(Figure scripts)
* * * *

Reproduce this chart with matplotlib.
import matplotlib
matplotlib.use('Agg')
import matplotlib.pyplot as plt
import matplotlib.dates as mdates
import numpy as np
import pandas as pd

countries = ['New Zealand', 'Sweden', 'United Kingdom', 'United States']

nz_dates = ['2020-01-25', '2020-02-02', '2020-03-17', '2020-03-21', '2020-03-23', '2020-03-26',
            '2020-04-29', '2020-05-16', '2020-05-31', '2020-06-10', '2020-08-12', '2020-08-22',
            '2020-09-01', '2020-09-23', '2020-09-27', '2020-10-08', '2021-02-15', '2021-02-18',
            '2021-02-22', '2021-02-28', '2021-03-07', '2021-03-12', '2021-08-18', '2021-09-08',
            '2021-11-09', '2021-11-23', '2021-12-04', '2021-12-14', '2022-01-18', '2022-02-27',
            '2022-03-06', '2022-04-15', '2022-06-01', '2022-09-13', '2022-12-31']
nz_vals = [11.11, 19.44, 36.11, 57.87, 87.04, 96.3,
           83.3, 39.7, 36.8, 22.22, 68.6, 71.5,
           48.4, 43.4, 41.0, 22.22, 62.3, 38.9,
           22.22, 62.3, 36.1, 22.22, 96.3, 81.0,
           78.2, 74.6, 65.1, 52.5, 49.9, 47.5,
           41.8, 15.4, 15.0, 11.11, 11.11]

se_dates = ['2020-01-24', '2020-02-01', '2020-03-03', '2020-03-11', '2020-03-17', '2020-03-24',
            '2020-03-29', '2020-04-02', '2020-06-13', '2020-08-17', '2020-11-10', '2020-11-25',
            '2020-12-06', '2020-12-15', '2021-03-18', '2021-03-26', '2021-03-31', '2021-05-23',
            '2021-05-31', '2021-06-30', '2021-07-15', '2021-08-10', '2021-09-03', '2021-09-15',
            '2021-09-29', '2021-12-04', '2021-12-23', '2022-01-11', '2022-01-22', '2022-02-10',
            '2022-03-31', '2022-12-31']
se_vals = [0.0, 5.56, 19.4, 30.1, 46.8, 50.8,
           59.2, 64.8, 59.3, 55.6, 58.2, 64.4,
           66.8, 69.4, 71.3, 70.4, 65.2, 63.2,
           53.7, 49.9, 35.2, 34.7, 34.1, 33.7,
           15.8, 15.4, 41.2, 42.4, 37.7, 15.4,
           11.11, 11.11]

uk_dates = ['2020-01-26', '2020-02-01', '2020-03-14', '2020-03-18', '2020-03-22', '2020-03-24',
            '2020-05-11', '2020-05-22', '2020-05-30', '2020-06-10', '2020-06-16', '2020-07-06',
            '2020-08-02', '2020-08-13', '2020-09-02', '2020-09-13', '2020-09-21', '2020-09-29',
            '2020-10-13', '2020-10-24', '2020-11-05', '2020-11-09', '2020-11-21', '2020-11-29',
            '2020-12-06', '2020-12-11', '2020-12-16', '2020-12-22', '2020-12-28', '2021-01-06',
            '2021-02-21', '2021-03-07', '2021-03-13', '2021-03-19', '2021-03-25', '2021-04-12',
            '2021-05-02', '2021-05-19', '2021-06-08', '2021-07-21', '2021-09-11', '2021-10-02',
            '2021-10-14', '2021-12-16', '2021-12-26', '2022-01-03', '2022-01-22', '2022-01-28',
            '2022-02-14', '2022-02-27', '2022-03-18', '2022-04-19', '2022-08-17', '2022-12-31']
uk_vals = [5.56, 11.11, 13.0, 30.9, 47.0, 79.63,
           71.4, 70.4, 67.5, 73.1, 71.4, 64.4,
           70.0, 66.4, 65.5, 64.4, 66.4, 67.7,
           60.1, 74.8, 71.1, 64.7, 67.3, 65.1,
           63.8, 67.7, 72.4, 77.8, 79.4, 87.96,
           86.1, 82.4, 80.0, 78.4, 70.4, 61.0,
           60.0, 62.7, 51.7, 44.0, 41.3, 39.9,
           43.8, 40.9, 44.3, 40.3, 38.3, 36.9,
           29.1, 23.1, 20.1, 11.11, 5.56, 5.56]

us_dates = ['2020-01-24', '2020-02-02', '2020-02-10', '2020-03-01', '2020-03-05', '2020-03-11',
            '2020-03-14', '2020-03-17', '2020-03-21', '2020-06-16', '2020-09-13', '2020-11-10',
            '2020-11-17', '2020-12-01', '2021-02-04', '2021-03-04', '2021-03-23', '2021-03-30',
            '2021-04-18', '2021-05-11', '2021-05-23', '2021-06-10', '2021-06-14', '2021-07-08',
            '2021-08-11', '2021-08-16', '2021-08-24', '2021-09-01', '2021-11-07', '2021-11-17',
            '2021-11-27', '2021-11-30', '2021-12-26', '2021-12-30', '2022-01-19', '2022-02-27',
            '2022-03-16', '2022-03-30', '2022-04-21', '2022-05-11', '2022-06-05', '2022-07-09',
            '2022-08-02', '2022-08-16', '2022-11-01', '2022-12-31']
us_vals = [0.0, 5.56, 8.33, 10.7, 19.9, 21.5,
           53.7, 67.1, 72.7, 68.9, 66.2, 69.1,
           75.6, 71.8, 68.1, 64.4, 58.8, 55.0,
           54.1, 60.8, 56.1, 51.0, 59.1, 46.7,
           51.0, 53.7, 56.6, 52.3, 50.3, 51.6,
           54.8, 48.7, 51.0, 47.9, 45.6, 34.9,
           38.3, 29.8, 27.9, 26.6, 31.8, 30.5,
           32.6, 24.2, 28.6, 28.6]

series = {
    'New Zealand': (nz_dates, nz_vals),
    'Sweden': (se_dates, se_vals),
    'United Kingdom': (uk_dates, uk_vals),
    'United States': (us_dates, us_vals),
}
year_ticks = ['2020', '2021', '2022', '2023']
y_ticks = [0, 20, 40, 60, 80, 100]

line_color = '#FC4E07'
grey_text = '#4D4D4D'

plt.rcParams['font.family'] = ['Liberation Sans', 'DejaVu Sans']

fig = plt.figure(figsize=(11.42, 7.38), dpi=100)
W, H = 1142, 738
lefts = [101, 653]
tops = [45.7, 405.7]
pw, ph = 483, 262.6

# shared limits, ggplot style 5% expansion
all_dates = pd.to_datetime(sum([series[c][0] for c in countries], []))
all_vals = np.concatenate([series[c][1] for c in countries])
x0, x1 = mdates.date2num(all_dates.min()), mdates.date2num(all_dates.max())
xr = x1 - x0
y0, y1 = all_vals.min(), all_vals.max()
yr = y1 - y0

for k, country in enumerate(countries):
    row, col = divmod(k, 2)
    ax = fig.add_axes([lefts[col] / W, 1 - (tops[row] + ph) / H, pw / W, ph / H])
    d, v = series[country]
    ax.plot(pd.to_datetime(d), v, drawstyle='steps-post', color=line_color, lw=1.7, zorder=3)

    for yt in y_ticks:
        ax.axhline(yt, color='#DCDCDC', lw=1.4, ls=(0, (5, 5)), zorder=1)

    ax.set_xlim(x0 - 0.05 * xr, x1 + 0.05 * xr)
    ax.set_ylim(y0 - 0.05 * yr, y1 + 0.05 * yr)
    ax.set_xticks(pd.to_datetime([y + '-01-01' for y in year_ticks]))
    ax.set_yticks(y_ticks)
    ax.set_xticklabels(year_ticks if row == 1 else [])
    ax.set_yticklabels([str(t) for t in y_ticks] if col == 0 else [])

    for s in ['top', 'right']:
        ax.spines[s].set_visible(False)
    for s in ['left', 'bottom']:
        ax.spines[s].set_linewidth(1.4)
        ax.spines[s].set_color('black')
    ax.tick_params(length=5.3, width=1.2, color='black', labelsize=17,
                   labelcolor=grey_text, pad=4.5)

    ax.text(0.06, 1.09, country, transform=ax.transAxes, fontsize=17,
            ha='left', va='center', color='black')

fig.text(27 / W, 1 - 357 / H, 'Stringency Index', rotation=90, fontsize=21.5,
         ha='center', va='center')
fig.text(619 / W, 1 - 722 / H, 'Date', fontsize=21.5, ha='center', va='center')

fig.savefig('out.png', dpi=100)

* * * *

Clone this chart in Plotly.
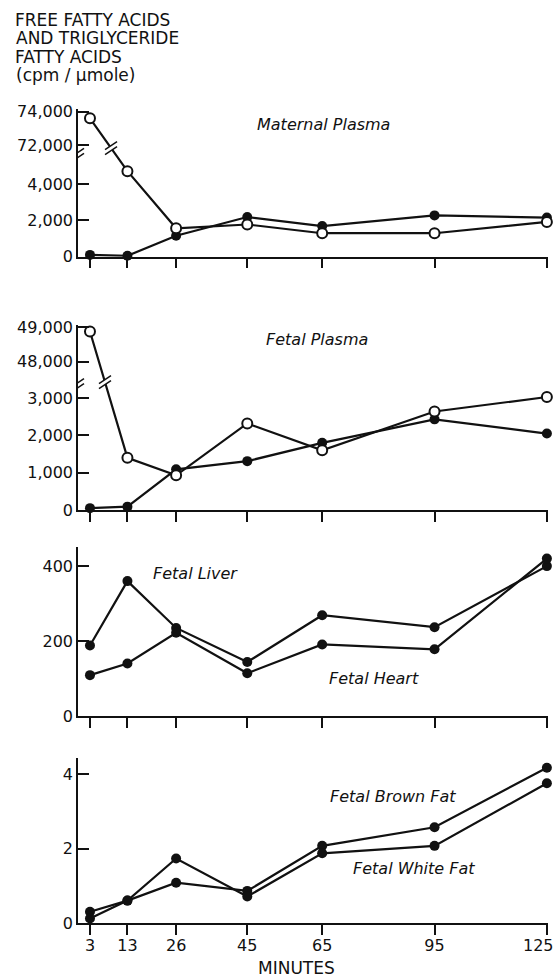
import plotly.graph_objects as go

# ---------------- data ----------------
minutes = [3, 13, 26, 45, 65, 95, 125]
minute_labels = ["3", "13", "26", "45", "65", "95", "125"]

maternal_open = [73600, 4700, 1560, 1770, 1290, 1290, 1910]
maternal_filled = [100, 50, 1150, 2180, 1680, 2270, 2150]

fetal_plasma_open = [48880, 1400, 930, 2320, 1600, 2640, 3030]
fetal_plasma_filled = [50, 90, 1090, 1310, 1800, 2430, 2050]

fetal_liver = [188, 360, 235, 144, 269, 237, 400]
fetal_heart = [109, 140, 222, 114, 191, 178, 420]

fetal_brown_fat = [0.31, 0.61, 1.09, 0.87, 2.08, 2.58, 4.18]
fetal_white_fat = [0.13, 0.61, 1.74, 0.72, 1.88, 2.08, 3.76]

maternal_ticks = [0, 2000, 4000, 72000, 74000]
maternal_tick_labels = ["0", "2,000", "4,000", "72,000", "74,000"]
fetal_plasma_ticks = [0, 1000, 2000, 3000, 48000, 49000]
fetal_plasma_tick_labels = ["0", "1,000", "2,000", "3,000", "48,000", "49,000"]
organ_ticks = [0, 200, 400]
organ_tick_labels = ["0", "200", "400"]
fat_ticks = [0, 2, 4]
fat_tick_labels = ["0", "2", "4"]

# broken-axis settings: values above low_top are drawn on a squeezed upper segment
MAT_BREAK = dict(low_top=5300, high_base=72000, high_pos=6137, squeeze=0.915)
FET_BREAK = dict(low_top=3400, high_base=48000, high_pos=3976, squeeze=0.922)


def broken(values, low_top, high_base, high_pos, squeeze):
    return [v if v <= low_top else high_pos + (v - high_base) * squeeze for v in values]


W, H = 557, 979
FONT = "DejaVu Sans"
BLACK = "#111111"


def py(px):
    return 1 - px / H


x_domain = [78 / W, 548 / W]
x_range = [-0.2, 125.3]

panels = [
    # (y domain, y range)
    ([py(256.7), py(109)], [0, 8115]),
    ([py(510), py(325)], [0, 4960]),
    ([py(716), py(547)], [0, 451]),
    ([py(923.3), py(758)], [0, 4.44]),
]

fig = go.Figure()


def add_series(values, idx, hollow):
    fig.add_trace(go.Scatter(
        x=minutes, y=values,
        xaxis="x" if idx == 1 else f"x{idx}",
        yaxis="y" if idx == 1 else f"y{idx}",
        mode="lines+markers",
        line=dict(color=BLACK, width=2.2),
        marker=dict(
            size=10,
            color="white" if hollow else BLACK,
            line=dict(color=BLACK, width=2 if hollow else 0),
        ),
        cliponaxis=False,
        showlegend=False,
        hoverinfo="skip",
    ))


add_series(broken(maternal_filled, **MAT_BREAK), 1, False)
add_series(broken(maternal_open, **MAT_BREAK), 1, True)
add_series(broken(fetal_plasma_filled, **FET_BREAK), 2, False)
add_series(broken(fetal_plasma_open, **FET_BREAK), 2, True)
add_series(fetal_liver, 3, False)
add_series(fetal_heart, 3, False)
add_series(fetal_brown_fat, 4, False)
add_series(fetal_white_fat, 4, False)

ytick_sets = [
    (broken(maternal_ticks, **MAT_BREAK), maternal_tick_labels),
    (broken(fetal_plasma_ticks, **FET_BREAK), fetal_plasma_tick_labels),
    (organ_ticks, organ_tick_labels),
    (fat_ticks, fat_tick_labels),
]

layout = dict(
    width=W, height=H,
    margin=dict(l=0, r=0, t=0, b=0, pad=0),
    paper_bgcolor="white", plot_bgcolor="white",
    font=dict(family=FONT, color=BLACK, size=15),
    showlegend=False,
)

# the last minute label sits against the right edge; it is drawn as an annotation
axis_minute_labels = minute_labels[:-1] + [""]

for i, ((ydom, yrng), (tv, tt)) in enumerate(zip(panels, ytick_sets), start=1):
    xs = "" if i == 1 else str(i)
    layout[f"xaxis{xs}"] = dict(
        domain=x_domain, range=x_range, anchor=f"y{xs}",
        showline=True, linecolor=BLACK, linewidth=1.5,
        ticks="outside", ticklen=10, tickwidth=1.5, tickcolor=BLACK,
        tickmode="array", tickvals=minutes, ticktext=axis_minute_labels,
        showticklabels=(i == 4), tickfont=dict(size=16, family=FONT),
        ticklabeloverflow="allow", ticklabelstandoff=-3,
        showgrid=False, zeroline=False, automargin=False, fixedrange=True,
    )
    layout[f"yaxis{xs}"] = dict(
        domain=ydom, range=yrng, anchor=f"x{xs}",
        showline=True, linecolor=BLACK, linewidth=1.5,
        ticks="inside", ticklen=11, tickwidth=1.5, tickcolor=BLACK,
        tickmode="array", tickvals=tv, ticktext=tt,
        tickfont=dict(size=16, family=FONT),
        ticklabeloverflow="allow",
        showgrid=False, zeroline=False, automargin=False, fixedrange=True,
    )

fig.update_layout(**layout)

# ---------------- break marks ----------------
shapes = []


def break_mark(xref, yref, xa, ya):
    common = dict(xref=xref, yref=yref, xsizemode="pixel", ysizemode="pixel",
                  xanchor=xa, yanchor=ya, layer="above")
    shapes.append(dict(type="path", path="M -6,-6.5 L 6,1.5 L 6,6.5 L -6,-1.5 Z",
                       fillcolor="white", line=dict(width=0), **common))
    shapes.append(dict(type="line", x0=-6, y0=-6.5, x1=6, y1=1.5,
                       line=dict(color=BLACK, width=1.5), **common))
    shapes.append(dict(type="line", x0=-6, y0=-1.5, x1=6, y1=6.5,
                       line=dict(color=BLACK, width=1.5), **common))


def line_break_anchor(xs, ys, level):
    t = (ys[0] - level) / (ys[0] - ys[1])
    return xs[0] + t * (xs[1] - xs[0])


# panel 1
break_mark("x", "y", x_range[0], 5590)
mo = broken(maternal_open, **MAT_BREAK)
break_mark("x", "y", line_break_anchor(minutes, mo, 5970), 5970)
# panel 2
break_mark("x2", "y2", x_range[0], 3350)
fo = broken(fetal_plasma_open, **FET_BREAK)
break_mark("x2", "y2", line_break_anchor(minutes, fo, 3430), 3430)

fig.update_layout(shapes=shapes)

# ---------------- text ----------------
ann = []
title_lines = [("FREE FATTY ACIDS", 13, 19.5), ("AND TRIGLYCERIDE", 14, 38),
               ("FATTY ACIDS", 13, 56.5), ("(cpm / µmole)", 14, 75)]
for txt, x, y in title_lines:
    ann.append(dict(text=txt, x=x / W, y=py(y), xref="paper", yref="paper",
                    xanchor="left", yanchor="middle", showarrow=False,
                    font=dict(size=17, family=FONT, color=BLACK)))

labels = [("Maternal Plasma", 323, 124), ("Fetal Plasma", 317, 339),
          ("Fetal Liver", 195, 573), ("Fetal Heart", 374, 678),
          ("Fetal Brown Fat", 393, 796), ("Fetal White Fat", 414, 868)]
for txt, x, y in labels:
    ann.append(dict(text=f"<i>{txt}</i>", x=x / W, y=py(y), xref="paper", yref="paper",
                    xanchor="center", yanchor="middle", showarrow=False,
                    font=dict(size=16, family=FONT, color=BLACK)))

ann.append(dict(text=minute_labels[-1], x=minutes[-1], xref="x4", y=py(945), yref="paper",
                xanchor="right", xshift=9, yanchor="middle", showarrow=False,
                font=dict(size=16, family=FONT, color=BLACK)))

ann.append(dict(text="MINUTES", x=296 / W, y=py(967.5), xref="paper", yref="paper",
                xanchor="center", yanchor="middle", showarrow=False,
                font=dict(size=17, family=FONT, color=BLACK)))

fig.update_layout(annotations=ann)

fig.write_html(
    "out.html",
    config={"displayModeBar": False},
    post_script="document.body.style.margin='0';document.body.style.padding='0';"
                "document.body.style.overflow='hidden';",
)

* * * *

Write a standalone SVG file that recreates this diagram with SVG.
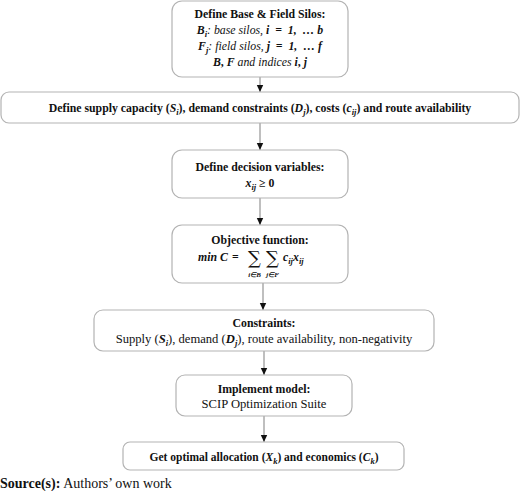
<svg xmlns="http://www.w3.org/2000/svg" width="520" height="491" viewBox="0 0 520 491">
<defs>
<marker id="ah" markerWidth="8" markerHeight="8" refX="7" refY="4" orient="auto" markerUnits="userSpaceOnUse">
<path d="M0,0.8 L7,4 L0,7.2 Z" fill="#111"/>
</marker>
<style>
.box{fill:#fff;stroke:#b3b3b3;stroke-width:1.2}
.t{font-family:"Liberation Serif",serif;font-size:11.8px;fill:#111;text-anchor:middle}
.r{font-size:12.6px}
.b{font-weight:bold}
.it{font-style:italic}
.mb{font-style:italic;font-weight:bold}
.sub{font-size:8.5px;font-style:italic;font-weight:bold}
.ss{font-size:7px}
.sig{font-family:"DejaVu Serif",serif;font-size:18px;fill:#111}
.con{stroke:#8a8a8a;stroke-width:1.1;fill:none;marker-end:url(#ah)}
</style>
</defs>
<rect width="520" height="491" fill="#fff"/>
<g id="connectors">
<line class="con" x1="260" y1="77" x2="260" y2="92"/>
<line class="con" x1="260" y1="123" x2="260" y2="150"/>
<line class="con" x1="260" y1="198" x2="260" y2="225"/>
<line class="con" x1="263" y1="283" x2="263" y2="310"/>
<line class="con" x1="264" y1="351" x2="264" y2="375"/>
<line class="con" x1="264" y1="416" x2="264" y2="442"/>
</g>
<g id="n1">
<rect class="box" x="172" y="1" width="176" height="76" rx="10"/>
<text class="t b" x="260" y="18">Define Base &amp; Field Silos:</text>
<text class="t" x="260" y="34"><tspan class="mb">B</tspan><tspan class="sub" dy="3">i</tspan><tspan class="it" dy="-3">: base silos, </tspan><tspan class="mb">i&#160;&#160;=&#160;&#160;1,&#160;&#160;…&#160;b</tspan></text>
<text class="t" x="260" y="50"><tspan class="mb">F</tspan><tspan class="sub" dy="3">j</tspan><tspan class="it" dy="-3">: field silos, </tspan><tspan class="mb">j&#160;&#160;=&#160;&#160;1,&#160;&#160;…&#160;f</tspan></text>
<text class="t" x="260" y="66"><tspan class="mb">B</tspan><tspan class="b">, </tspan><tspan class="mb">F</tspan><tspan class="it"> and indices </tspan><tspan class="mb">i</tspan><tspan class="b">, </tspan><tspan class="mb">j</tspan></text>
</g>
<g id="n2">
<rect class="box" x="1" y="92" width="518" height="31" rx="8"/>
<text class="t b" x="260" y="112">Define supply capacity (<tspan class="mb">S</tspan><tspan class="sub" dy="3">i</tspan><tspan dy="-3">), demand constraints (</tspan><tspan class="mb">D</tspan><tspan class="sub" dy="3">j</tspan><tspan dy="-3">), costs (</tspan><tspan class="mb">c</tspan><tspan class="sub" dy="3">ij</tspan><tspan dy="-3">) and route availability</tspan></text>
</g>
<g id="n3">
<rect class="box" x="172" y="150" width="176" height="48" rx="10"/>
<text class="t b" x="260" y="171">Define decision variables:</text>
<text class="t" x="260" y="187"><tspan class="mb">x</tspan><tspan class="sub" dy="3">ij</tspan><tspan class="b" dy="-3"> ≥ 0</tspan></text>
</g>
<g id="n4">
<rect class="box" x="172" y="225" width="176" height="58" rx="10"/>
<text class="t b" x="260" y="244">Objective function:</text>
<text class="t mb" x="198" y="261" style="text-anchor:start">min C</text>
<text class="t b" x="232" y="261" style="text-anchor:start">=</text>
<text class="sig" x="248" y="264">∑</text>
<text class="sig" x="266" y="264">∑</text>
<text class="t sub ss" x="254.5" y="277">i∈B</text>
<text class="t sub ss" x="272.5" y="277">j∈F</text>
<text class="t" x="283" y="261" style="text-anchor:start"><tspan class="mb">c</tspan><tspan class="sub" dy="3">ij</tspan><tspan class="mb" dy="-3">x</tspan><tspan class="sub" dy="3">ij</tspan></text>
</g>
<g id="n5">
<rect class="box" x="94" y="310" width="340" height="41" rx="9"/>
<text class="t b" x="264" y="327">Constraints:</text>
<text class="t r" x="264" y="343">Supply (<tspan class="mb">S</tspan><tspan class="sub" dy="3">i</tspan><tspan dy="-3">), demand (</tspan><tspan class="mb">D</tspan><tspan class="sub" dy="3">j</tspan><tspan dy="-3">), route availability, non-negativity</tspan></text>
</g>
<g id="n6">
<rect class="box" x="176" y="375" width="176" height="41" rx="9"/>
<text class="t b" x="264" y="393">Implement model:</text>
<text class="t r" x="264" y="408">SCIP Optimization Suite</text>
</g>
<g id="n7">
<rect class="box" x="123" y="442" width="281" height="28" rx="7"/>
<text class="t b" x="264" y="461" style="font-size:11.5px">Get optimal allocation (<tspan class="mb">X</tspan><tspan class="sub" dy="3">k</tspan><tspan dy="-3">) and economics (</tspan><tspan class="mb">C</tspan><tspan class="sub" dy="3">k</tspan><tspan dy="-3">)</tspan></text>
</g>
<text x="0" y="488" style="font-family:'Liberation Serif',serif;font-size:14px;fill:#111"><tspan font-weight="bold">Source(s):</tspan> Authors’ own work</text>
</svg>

* * * *

Reproduce each line holding the word "matplotlib".

→ **Task answer**:
Reproduce this chart with matplotlib.
import matplotlib
matplotlib.use('Agg')
import matplotlib.pyplot as plt
import matplotlib.dates as mdates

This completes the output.